# TO BE DONE
Everything from the first line of the data below through the line that contains "import matplotlib.pyplot as plt" should be written out exactly, please, and nothing more; the pictures stay out.

# SUPPLIED MATERIAL

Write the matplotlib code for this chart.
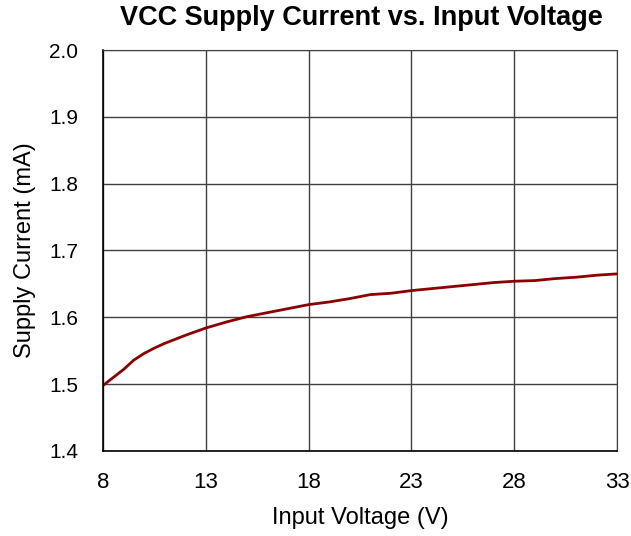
import matplotlib
matplotlib.use("Agg")
import matplotlib.pyplot as plt

# Данные
voltage = [8, 8.5, 9, 9.5, 10, 10.5, 11, 12, 13, 14, 15, 16, 17, 18, 19, 20,
           21, 22, 23, 24, 25, 26, 27, 28, 29, 30, 31, 32, 33]
current = [1.498, 1.510, 1.522, 1.536, 1.546, 1.554, 1.561, 1.573, 1.584, 1.593,
           1.601, 1.607, 1.613, 1.619, 1.623, 1.628, 1.634, 1.636, 1.640, 1.643,
           1.646, 1.649, 1.652, 1.654, 1.655, 1.658, 1.660, 1.663, 1.665]

x_ticks = [8, 13, 18, 23, 28, 33]
y_ticks = [1.4, 1.5, 1.6, 1.7, 1.8, 1.9, 2.0]

plt.rcParams['font.family'] = ['Liberation Sans', 'DejaVu Sans']

fig = plt.figure(figsize=(6.31, 5.36), dpi=100)
ax = fig.add_axes([0.1632, 0.1586, 0.8146, 0.7481])

ax.plot(voltage, current, color='#8b0000', linewidth=2)

ax.set_xlim(8, 33)
ax.set_ylim(1.4, 2.0)
ax.set_xticks(x_ticks)
ax.set_yticks(y_ticks)
ax.set_yticklabels([f"{v:.1f}" for v in y_ticks])
ax.grid(True, color='#404040', linewidth=1)
ax.tick_params(axis='x', length=0, labelsize=16, pad=15)
ax.tick_params(axis='y', length=0, labelsize=15, pad=18)

for side in ['top', 'right']:
    ax.spines[side].set_color('#404040')
for side in ['left', 'bottom']:
    ax.spines[side].set_color('black')
    ax.spines[side].set_linewidth(1.2)

ax.set_xlabel("Input Voltage (V)", fontsize=17, labelpad=10)
ax.set_ylabel("Supply Current (mA)", fontsize=17, labelpad=9)
fig.text(0.572, 0.966, "VCC Supply Current vs. Input Voltage", fontsize=19.5,
         fontweight='bold', ha='center', va='center')

fig.savefig("out.png", dpi=100)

# PROBLEM SOLUTION
Write the matplotlib code for this chart.
import matplotlib
matplotlib.use("Agg")
import matplotlib.pyplot as plt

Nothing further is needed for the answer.